“We wanted to shake up how we thought about a ship and how we felt when we were in the rooms,” explained Genevieve Gorder, the interior designer we all know and love from HGTV design shows such as “Dear Genevieve” and “HGTV Star,” (and, of course, from TLC’s “Trading Spaces”—RIP), to a group of journalists aboard Royal Caribbean’s Quantum of the Seas pre-inaugural sailing a couple of weeks ago. Gorder has served as the ship’s experience advisor for design, working hand-in-hand with the company’s in-house design team to create the staterooms and suites aboard the massive, high-tech cruise ship.
Gorder’s work, along with Baltimore-based RTKL (a longtime collaborator with Royal Caribbean who created the bases for the rooms), encompassed the ship’s 2,090 staterooms, including the Royal Loft suite that spans nearly 2,300 square feet including its private balconies. It’s done in a palette of neutral cream and gray hues with accents of black and navy. One of the main goals in the two-deck space, which features expansive floor-to-ceiling windows offering stunning panoramic views, was to make the rooms feel fresh and approachable, while not detracting from the surroundings. “The simple graphic patterns don’t compete with all the curves and patterns that are outside the window,” Gorder said.

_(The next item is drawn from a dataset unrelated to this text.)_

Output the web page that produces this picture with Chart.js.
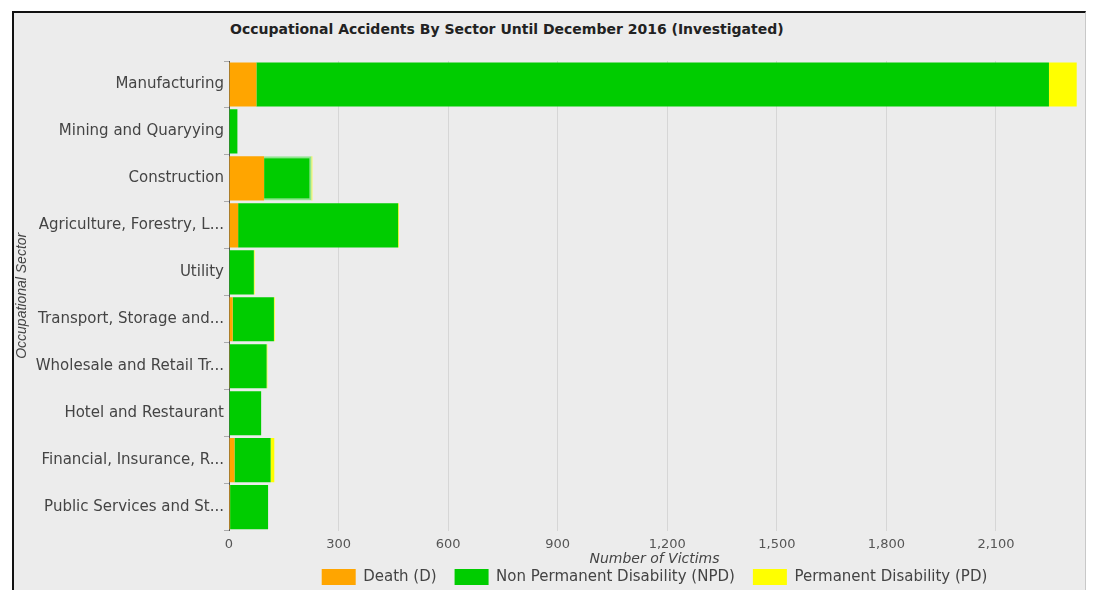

“We want to stay with the trends,” added Royal Caribbean’s vice president of architecture and design for new-build projects, Kelly Gonzalez. “We have called ourselves the light and bright brand—the materials and finishes are a reflection of that.”
Also paramount in the design of all staterooms was the selection of art pieces that follow the ship-wide theme of “What Makes Life Worth Living,” and the addition of myriad storage solutions—including extra drawers and wire shelving inside stateroom closets. “The aim with storage was to make vacation more comfortable and less stressful,” said Gonzalez.
Not to take away from Quantum of the Seas seemingly millions of other attractions—from indoor skydiving and the North Star capsule that takes guests on a ride 300 feet above sea level, to it’s “smart ship” technology including robotic bartenders and a collection of digital and video art—but the comfortable and modern staterooms and suites were one of the more surprising aspects of the ship.
(That’s of course besides the resident 30-foot-tall, eight-ton, stainless steel fuchsia polar bear created by Denver-based artist Lawrence Argent that sits atop the ship. The ship’s crew named her Felicia.)